Work instructions →
Copy exactly the lines that run from the top of the listing to the line containing "today_idx = 15", both ends included, and omit the pictures.

======== Record set ========

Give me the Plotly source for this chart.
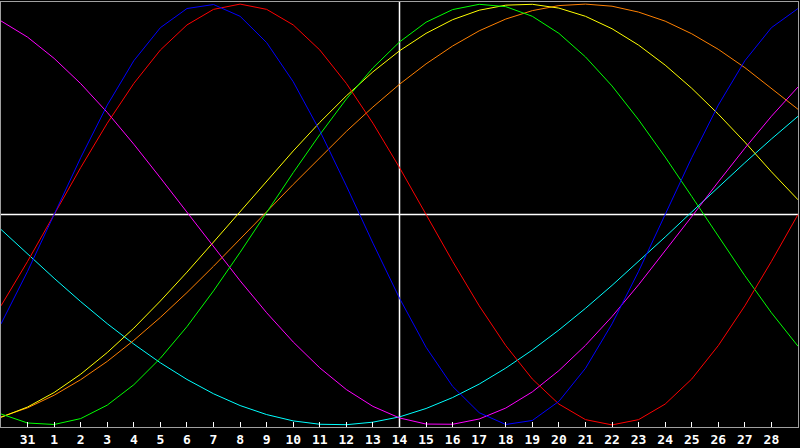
import plotly.graph_objects as go

days = list(range(31))  # day index 0..30 (0 = the 30th of previous month)
tick_idx = list(range(1, 30))
tick_labels = ["31"] + [str(d) for d in range(1, 29)]
today_idx = 15

physical = [-0.520, -0.270, 0.0, 0.270, 0.520, 0.731, 0.888, 0.979, 0.998, 0.942, 0.817, 0.631, 0.398, 0.136,
            -0.136, -0.398, -0.631, -0.817, -0.942, -0.998, -0.979, -0.888, -0.731, -0.520, -0.270, 0.0,
            0.270, 0.520, 0.731, 0.888, 0.979]
emotional = [-0.434, -0.223, 0.0, 0.223, 0.434, 0.623, 0.782, 0.901, 0.975, 1.0, 0.975, 0.901, 0.782, 0.623,
             0.434, 0.223, 0.0, -0.223, -0.434, -0.623, -0.782, -0.901, -0.975, -1.0, -0.975, -0.901,
             -0.782, -0.623, -0.434, -0.223, 0.0]
intellectual = [-0.948, -0.991, -0.998, -0.970, -0.906, -0.809, -0.683, -0.533, -0.363, -0.180, 0.010, 0.199,
                0.380, 0.549, 0.697, 0.820, 0.914, 0.974, 0.999, 0.988, 0.942, 0.861, 0.749, 0.611, 0.450,
                0.273, 0.086, -0.105, -0.291, -0.467, -0.626]
intuitive = [0.920, 0.843, 0.742, 0.622, 0.485, 0.334, 0.174, 0.010, -0.155, -0.315, -0.467, -0.606, -0.729,
             -0.832, -0.912, -0.967, -0.996, -0.997, -0.972, -0.920, -0.843, -0.742, -0.622, -0.485, -0.334,
             -0.174, -0.010, 0.155, 0.315, 0.467, 0.606]
aesthetic = [-0.964, -0.915, -0.846, -0.759, -0.656, -0.540, -0.411, -0.274, -0.131, 0.015, 0.160, 0.302,
             0.438, 0.564, 0.678, 0.778, 0.861, 0.926, 0.971, 0.995, 0.999, 0.981, 0.942, 0.883, 0.805,
             0.710, 0.600, 0.477, 0.344, 0.203, 0.070]
awareness = [-0.962, -0.919, -0.859, -0.785, -0.698, -0.598, -0.489, -0.371, -0.246, -0.118, 0.013, 0.143,
             0.271, 0.395, 0.511, 0.619, 0.716, 0.801, 0.873, 0.929, 0.969, 0.993, 1.000, 0.990, 0.962,
             0.919, 0.859, 0.785, 0.698, 0.598, 0.500]
spiritual = [-0.071, -0.189, -0.303, -0.414, -0.519, -0.616, -0.705, -0.784, -0.852, -0.908, -0.951, -0.981,
             -0.997, -0.999, -0.987, -0.962, -0.922, -0.870, -0.806, -0.730, -0.644, -0.549, -0.446, -0.337,
             -0.224, -0.107, 0.012, 0.130, 0.246, 0.359, 0.467]

series = [
    ("Spiritual", spiritual, "#00ffff"),
    ("Awareness", awareness, "#ff8000"),
    ("Aesthetic", aesthetic, "#ffff00"),
    ("Intuitive", intuitive, "#ff00ff"),
    ("Intellectual", intellectual, "#00ff00"),
    ("Emotional", emotional, "#ff0000"),
    ("Physical", physical, "#0000ff"),
]

fig = go.Figure()
for name, vals, col in series:
    fig.add_trace(go.Scatter(x=days, y=vals, mode="lines", name=name,
                             line=dict(color=col, width=1), hoverinfo="skip"))

fig.add_shape(type="line", xref="paper", yref="y", x0=0, x1=1, y0=0, y1=0,
              line=dict(color="#ffffff", width=1.5), layer="below")
fig.add_shape(type="line", xref="x", yref="paper", x0=today_idx, x1=today_idx, y0=0, y1=1,
              line=dict(color="#ffffff", width=1.5), layer="below")

fig.update_layout(
    width=800, height=448,
    paper_bgcolor="#000000", plot_bgcolor="#000000",
    margin=dict(l=1, r=1, t=1, b=20),
    showlegend=False,
    xaxis=dict(range=[0, 30], tickmode="array", tickvals=tick_idx, ticktext=tick_labels,
               ticks="inside", ticklen=5, tickcolor="#ffffff", tickwidth=1,
               showgrid=False, zeroline=False, showline=True, linecolor="#a0a0a0",
               linewidth=1, mirror=True,
               tickfont=dict(family="DejaVu Sans Mono", size=13, color="#ffffff", weight="bold")),
    yaxis=dict(range=[-1.01, 1.01], showticklabels=False, ticks="", showgrid=False,
               zeroline=False, showline=True, linecolor="#a0a0a0", linewidth=1, mirror=True),
)

fig.write_html("out.html", config={"displayModeBar": False},
               post_script="document.body.style.margin='0';document.body.style.background='#000';")
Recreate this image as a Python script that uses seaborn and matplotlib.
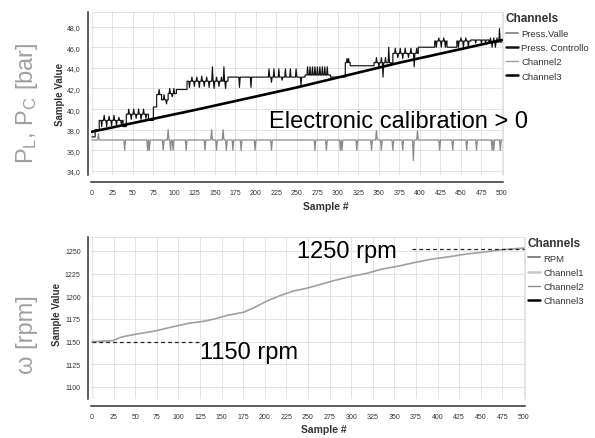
import numpy as np
import pandas as pd
import matplotlib
matplotlib.use('Agg')
import matplotlib.pyplot as plt
from matplotlib.lines import Line2D
from matplotlib.ticker import FuncFormatter, MultipleLocator
import seaborn as sns

# ---- top panel: pressures ----
# Press. Controllo: step levels (level holds from sample until next breakpoint)
ctrl_step_x = [0, 4, 9, 38, 42, 69, 75, 79, 85, 93, 103, 116, 166, 213, 260, 291, 309, 315, 344, 367, 398, 418, 433, 445, 462, 484, 500]
ctrl_step_y = [37.3, 38.0, 38.9, 38.3, 39.5, 38.9, 40.2, 41.4, 40.9, 41.5, 41.9, 42.7, 43.1, 43.1, 43.3, 43.1, 44.5, 44.2, 44.5, 45.4, 46.0, 46.6, 46.0, 46.6, 46.7, 46.5, 46.5]
# Press. Controllo: single-sample spikes
ctrl_spike_x = [12, 15, 18, 21, 24, 27, 30, 33, 36,
                45, 48, 51, 54, 57, 60, 63, 66,
                82, 88, 91, 95, 98, 100,
                119, 122, 125, 128, 131, 134, 137, 140, 143, 147, 149, 152, 155, 158, 161, 163,
                180, 194,
                216, 219, 222, 228, 232, 236, 242, 249, 255,
                263, 266, 269, 272, 275, 278, 281, 284, 287,
                311, 313,
                347, 350, 353, 355, 358, 362, 365,
                370, 373, 376, 379, 382, 386, 389, 393, 396,
                420, 423, 426, 429, 431,
                447, 450, 453, 456, 459,
                468, 475, 480,
                486, 488, 490, 492, 494, 497]
ctrl_spike_y = [38.3, 39.4, 38.3, 39.3, 38.4, 39.4, 38.4, 39.2, 38.5,
                40.0, 39.0, 40.0, 39.1, 40.0, 39.0, 40.0, 39.1,
                41.9, 41.4, 40.5, 42.0, 41.2, 42.0,
                42.1, 43.1, 42.2, 43.1, 42.1, 43.2, 42.2, 43.1, 42.1, 44.1, 42.0, 43.1, 42.2, 43.1, 44.1, 42.0,
                42.1, 42.1,
                43.9, 42.6, 43.9, 43.9, 42.8, 43.9, 43.9, 43.9, 42.3,
                44.1, 44.1, 44.1, 44.1, 44.1, 44.1, 44.1, 44.1, 44.1,
                44.9, 44.9,
                45.0, 44.1, 45.0, 43.1, 45.0, 46.0, 44.2,
                45.9, 45.0, 45.9, 44.9, 45.9, 45.0, 45.9, 44.1, 45.9,
                46.0, 46.9, 46.0, 46.9, 46.0,
                46.0, 46.9, 46.0, 46.9, 46.0,
                46.4, 46.4, 46.4,
                46.9, 46.0, 46.9, 46.0, 46.9, 47.8]
# straight calibration line
trend_x = [0, 125, 250, 375, 500]
trend_y = [37.8, 39.9, 42.1, 44.5, 46.7]
# Press. Valle: flat baseline with dips / spikes
valle_level = 37.0
valle_x = [8, 40, 68, 70, 87, 93, 96, 99, 115, 138, 146, 152, 160, 164, 172, 182, 199, 219,
           272, 286, 303, 305, 323, 341, 347, 353, 367, 379, 392, 397, 424, 440, 457, 469, 488, 490, 498]
valle_y = [37.6, 36.0, 36.0, 36.0, 36.0, 38.0, 36.0, 36.0, 36.0, 36.0, 38.0, 36.0, 38.0, 36.0, 36.0, 36.0, 36.0, 36.0,
           36.0, 36.0, 36.0, 36.0, 36.0, 36.0, 37.9, 36.0, 36.0, 36.0, 35.0, 37.9, 36.0, 36.0, 36.0, 36.0, 36.0, 36.0, 36.0]

# ---- bottom panel: engine speed ----
rpm_x = [0, 24, 34, 53, 72, 92, 111, 130, 142, 157, 176, 188, 203, 219, 234, 247, 259, 279,
         298, 317, 336, 356, 375, 394, 413, 433, 452, 471, 490, 500]
rpm_y = [1150, 1151, 1155, 1158.5, 1161.5, 1166, 1170, 1172.5, 1175, 1179, 1182.5, 1187.5, 1195, 1201,
         1206, 1208.5, 1211.5, 1217, 1221.5, 1225, 1230, 1233.5, 1237.5, 1241, 1243.5, 1246.5, 1248.5,
         1251, 1252.5, 1253]
rpm_lo, rpm_hi = 1150, 1252.5

top_labels = ['Press.Valle', 'Press. Controllo', 'Channel2', 'Channel3']
top_colors = ['#8a8a8a', '#111111', '#a0a0a0', '#000000']
bot_labels = ['RPM', 'Channel1', 'Channel2', 'Channel3']
bot_colors = ['#7a7a7a', '#c8c8c8', '#8c8c8c', '#000000']


def spiky(step_x, step_y, sx, sy, half=0.8):
    pts = []
    for i in range(len(step_x) - 1):
        pts.append((step_x[i], step_y[i]))
        pts.append((step_x[i + 1], step_y[i]))
    for s, v in zip(sx, sy):
        base = step_y[np.searchsorted(step_x, s, side='right') - 1]
        pts += [(s - half, base), (s, v), (s + half, base)]
    pts.sort(key=lambda p: p[0])
    return pd.DataFrame(pts, columns=['sample', 'value'])


sns.set_style('white')
plt.rcParams['font.family'] = ['Liberation Sans', 'DejaVu Sans']
plt.rcParams['mathtext.fontset'] = 'custom'
plt.rcParams['mathtext.rm'] = 'Liberation Sans'
plt.rcParams['mathtext.default'] = 'regular'

fig = plt.figure(figsize=(5.95, 4.39), dpi=100)
ax1 = fig.add_axes([0.153, 0.599, 0.692, 0.371])
ax2 = fig.add_axes([0.153, 0.089, 0.729, 0.369])

ctrl_df = spiky(ctrl_step_x, ctrl_step_y, ctrl_spike_x, ctrl_spike_y)
valle_df = spiky([0, 500], [valle_level, valle_level], valle_x, valle_y, half=1.0)

sns.lineplot(ax=ax1, data=valle_df, x='sample', y='value', estimator=None, sort=False,
             color=top_colors[0], lw=0.9)
sns.lineplot(ax=ax1, data=ctrl_df, x='sample', y='value', estimator=None, sort=False,
             color=top_colors[1], lw=0.85)
sns.lineplot(ax=ax1, x=trend_x, y=trend_y, color=top_colors[3], lw=1.9)

sns.lineplot(ax=ax2, x=rpm_x, y=rpm_y, color='#a0a0a0', lw=1.2)
ax2.hlines(rpm_lo, 0, 124, colors='#222222', linestyles=(0, (3, 2.5)), lw=0.9)
ax2.hlines(rpm_hi, 371, 500, colors='#222222', linestyles=(0, (3, 2.5)), lw=0.9)

comma = FuncFormatter(lambda v, p: f"{v:.1f}".replace('.', ','))

for ax, labels, colors in [(ax1, top_labels, top_colors), (ax2, bot_labels, bot_colors)]:
    ax.set_xlim(-1, 501)
    ax.xaxis.set_major_locator(MultipleLocator(25))
    ax.grid(True, color='#dedede', lw=0.6)
    ax.set_axisbelow(True)
    sns.despine(ax=ax, top=False, right=False, offset={'left': 2.5, 'bottom': 5})
    for side in ['top', 'right']:
        ax.spines[side].set_color('#dedede')
        ax.spines[side].set_linewidth(0.6)
    for side in ['left', 'bottom']:
        ax.spines[side].set_color('#333333')
        ax.spines[side].set_linewidth(1.1)
    ax.tick_params(axis='x', direction='inout', length=4, width=0.8, color='#333333',
                   labelsize=5, labelcolor='#333333', pad=3)
    ax.tick_params(axis='y', direction='out', length=3, width=0.8, color='#333333',
                   labelsize=5, labelcolor='#333333', pad=2)
    ax.set_xlabel('Sample #', fontsize=7.5, fontweight='bold', color='#333333')
    ax.set_ylabel('Sample Value', fontsize=7, fontweight='bold', color='#333333')
    handles = [Line2D([], [], color=c, lw=(1 if i % 2 == 0 else 1.8)) for i, c in enumerate(colors)]
    handles[0].set_linewidth(1.3)
    leg = ax.legend(handles, labels, title='Channels', loc='upper left', bbox_to_anchor=(1.0, 1.02),
                    frameon=False, fontsize=6.8, title_fontproperties={'weight': 'bold', 'size': 8.5},
                    handlelength=1.35, handletextpad=0.3, labelspacing=0.55, borderaxespad=0.0,
                    borderpad=0.3, alignment='left')
    leg.get_title().set_color('#333333')
    for t in leg.get_texts():
        t.set_color('#333333')

ax1.set_ylim(33.6, 49.4)
ax1.yaxis.set_major_locator(MultipleLocator(2))
ax1.yaxis.set_major_formatter(comma)
ax1.xaxis.set_label_coords(0.57, -0.16)
ax1.yaxis.set_label_coords(-0.063, 0.503)

ax2.set_ylim(1086.8, 1265.4)
ax2.yaxis.set_major_locator(MultipleLocator(25))
ax2.xaxis.set_label_coords(0.537, -0.154)
ax2.yaxis.set_label_coords(-0.067, 0.525)

ax1.text(216, 38.3, 'Electronic calibration > 0', fontsize=17, va='baseline', ha='left', color='black')
ax2.text(237, 1243.4, '1250 rpm', fontsize=17, va='baseline', ha='left', color='black')
ax2.text(124.7, 1132.4, '1150 rpm', fontsize=17, va='baseline', ha='left', color='black')

fig.text(0.045, 0.765, 'P$_L$, P$_C$ [bar]', rotation=90, ha='center', va='center',
         fontsize=17, color='#a0a0a0')
fig.text(0.045, 0.237, '\u03c9 [rpm]', rotation=90, ha='center', va='center',
         fontsize=17, color='#a0a0a0')

fig.savefig('out.png', dpi=100)
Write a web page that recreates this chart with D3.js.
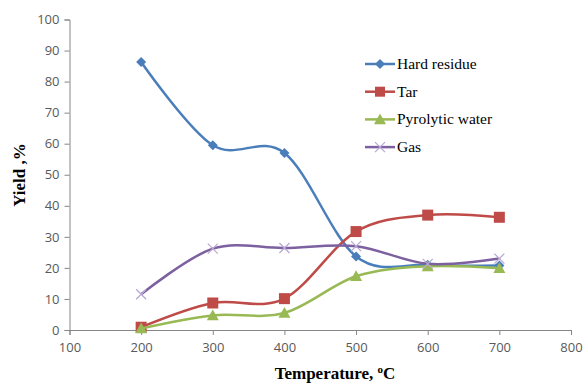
<!DOCTYPE html>
<html><head><meta charset="utf-8">
<script src="https://cdn.jsdelivr.net/npm/d3@7"></script>
<style>body{margin:0;background:#fff}</style>
</head><body>
<svg id="c" width="585" height="383"></svg>
<script>
const temps = [200, 300, 400, 500, 600, 700];
const hardResidue = [86.3, 59.5, 57.0, 23.7, 21.0, 20.8];
const tar = [0.9, 8.7, 10.1, 31.7, 37.0, 36.3];
const pyrolyticWater = [0.5, 4.7, 5.5, 17.3, 20.5, 19.9];
const gas = [11.5, 26.2, 26.4, 27.0, 21.3, 23.0];
const xTicks = [100, 200, 300, 400, 500, 600, 700, 800];
const yTicks = [0, 10, 20, 30, 40, 50, 60, 70, 80, 90, 100];
const seriesNames = ["Hard residue", "Tar", "Pyrolytic water", "Gas"];
const seriesColors = ["#4a7ebb", "#be4b48", "#98b954", "#7d60a0"];
const seriesSymbols = ["diamond", "square", "triangle", "cross"];
const seriesValues = [hardResidue, tar, pyrolyticWater, gas];

const svg = d3.select("#c");
const x = d3.scaleLinear().domain([100, 800]).range([69.5, 571]);
const y = d3.scaleLinear().domain([0, 100]).range([330, 19.5]);

const axisColor = "#868686";
const xa = svg.append("g").attr("transform", `translate(0,${y(0)})`)
  .call(d3.axisBottom(x).tickValues(xTicks).tickSize(5).tickPadding(8));
const ya = svg.append("g").attr("transform", `translate(${x(100)},0)`)
  .call(d3.axisLeft(y).tickValues(yTicks).tickSize(5).tickPadding(5));
[xa, ya].forEach(a => {
  a.select(".domain").attr("stroke", axisColor);
  a.selectAll(".tick line").attr("stroke", axisColor);
  a.selectAll("text").attr("fill", "#595959").style("font-family", "'Open Sans', 'Liberation Sans', sans-serif").style("font-size", "13px");
});

const line = d3.line().x((d, i) => x(temps[i])).y(d => y(d)).curve(d3.curveCardinal.tension(0));

function marker(g, type, color, cx, cy, legend) {
  if (type === "diamond") {
    const s = 5;
    g.append("path").attr("d", `M${cx},${cy - s}L${cx + s},${cy}L${cx},${cy + s}L${cx - s},${cy}Z`).attr("fill", color);
  } else if (type === "square") {
    const s = legend ? 5 : 5.5;
    g.append("rect").attr("x", cx - s).attr("y", cy - s).attr("width", 2 * s).attr("height", 2 * s).attr("fill", color);
  } else if (type === "triangle") {
    const s = 6;
    g.append("path").attr("d", `M${cx},${cy - s}L${cx + s},${cy + s * 0.8}L${cx - s},${cy + s * 0.8}Z`).attr("fill", color);
  } else {
    const s = 5;
    g.append("path").attr("d", `M${cx - s},${cy - s}L${cx + s},${cy + s}M${cx - s},${cy + s}L${cx + s},${cy - s}`).attr("stroke", "#b9a9d4").attr("stroke-width", 1.3).attr("fill", "none");
  }
}

seriesValues.forEach((vals, k) => {
  const g = svg.append("g");
  g.append("path").datum(vals).attr("d", line).attr("fill", "none")
    .attr("stroke", seriesColors[k]).attr("stroke-width", 2.5);
  vals.forEach((v, i) => marker(g, seriesSymbols[k], seriesColors[k], x(temps[i]), y(v), false));
});

// legend
const lg = svg.append("g");
seriesNames.forEach((n, k) => {
  const yy = 64 + k * 27.7;
  lg.append("line").attr("x1", 365).attr("x2", 395).attr("y1", yy).attr("y2", yy)
    .attr("stroke", seriesColors[k]).attr("stroke-width", 2.5);
  marker(lg, seriesSymbols[k], seriesColors[k], 380, yy, true);
  lg.append("text").attr("x", 397).attr("y", yy + 5).text(n)
    .style("font-family", "'Liberation Serif', 'Times New Roman', serif").style("font-size", "15.5px").attr("fill", "#000");
});

// axis titles
svg.append("text").attr("transform", "translate(25,175) rotate(-90)").attr("text-anchor", "middle")
  .style("font-family", "'Liberation Serif', serif").style("font-weight", "bold").style("font-size", "17px")
  .text("Yield ,%");
const xt = svg.append("text").attr("x", 335).attr("y", 379).attr("text-anchor", "middle")
  .style("font-family", "'Liberation Serif', serif").style("font-weight", "bold").style("font-size", "17px");
xt.append("tspan").text("Temperature, ");
xt.append("tspan").text("o").attr("dy", -6).style("font-size", "11px");
xt.append("tspan").text("C").attr("dy", 6);
</script>
</body></html>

========

Solution to the problem →
Give me the Plotly source for this chart.
import plotly.graph_objects as go

days = list(range(31))  # day index 0..30 (0 = the 30th of previous month)
tick_idx = list(range(1, 30))
tick_labels = ["31"] + [str(d) for d in range(1, 29)]
today_idx = 15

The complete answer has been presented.